Given the higher regulation of STOs, I argue that they can signal their high quality much more effectively to external investors. Hence, they reduce information asymmetry more effectively and consequently raise a higher funding amount than ICOs. Besides, I argue that institutional investor backing in ICOs can convey a certification effect and increase ICOs’ funding amount. Lastly, I argue that a high trading volume in the first week after a firm’s token’s initial listing positively influences the firm’s long-term success.

My findings contribute to the finance literature, in particular concerning token offerings. Drawing on prior research that applies the signaling theory to ICOs (Momtaz, 2019b; Fisch, 2019), I extend the literature by focusing on STOs. My findings show that conducting a STO does not significantly affect the amount raised in a token offering. This indicates that investors do not seem to consider the nature of a token offering in their investment decision. Furthermore, I show that the backing of institutional investors does not significantly influence the funding amount raised. Lastly, I provide results, which indicate that a high trading volume in the first week after a firm’s token’s initial listing does not significantly influence the firm’s long-term success. I include several control variables in my analyses to rule out confounding effects and explore additional influences.

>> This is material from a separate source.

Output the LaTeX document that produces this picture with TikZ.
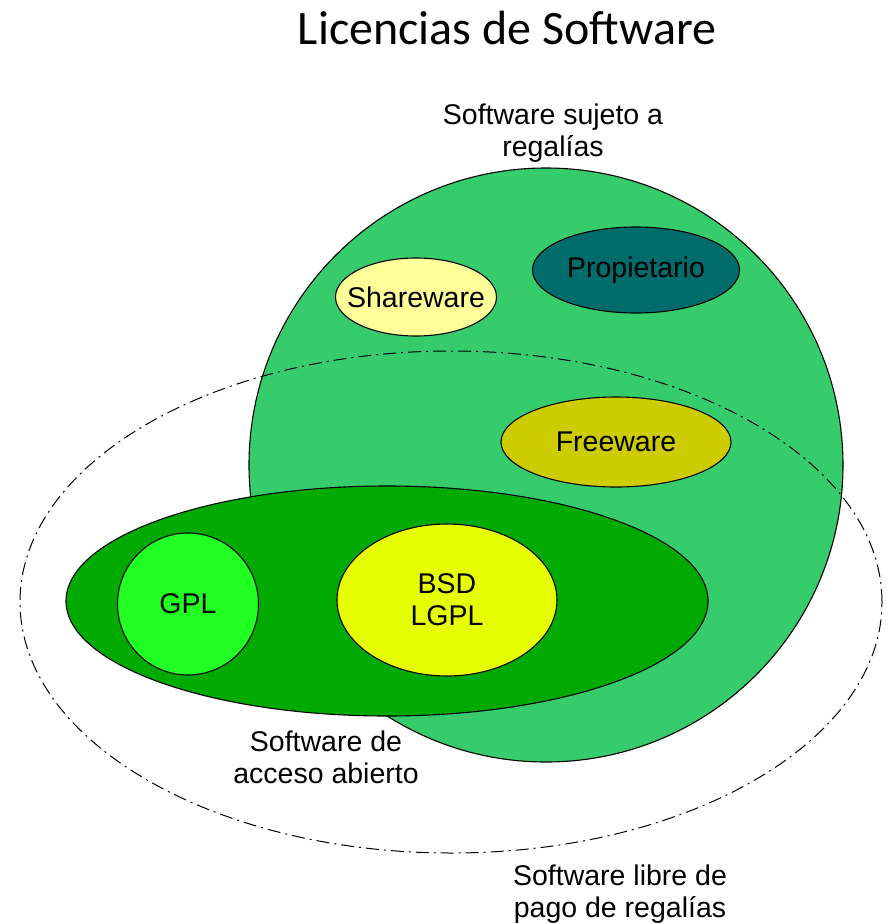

2 Institutional background

2.1 ICOs and STOs: An overview

Token offerings or token sales are a novel approach to raising external capital in entrepreneurial finance, whereby firms issue tokens to a group of investors and receive funding in exchange (Howell et al., 2019). Hence, they represent an alternative to conventional methods of raising capital, such as crowdfunding, business angels, venture capital, or initial public offerings (IPOs). Token offerings are primarily programmed as smart contracts on a blockchain. A blockchain embodies a public, decentralized ledger, which can record an entire transaction history chronologically and the ownership of issued tokens (Yermack, 2017). Smart contracts are digital contracts that are executed automatically as soon as predefined conditions are met. In the context of token offerings, smart contracts fully automate the exchange of investors’ external capital with tokens issued by the venture, making traditional financial intermediaries redundant and thus avoiding compliance and intermediary costs (Kaal and Dell'Erba, 2017; Sameeh, 2018).

Tokens or crypto assets are cryptographically secured digital assets based on DLT (Momtaz, 2019b). By now, there a terminological standard for crypto assets does not exist. Hence, I use ‘tokens’ and ‘crypto assets’ as synonyms in this paper. Furthermore, I divide tokens into three token types: utility, currency, and security tokens. Each existing token shares characteristics of one of those token types to an individual extent. However, as tokens may share characteristics of several token types, they are not mutually exclusive. Those are referred to as hybrid tokens, which can be interpreted as a fourth token type (Hacker and Thomale, 2017). However, hybrid tokens are not further discussed in this paper.

Utility tokens are issued in ICOs. They are comparable to a pre-paid digital coupon as they provide their holder with a consumptive right to access products or services the issuing firm wants to develop at an undefined point in the future. Voting rights or shares in the issuing venture are not granted by utility tokens (Howell et al., 2019).

Currency tokens, also referred to as exchange or payment tokens, serve as a store of value or a means of payment to purchase goods or services outside of their issuing platform. Like utility tokens, currency tokens are issued in ICOs.

Security tokens are the third token type, which are issued in STOs. Generally, they are considered as traditional securities investments that generate a future profit for the token holder. In some cases, security tokens also convey voting rights to the token holder (Li and Mann, 2017). For these reasons, security tokens fall under strict securities laws, which are discussed in section 2.6.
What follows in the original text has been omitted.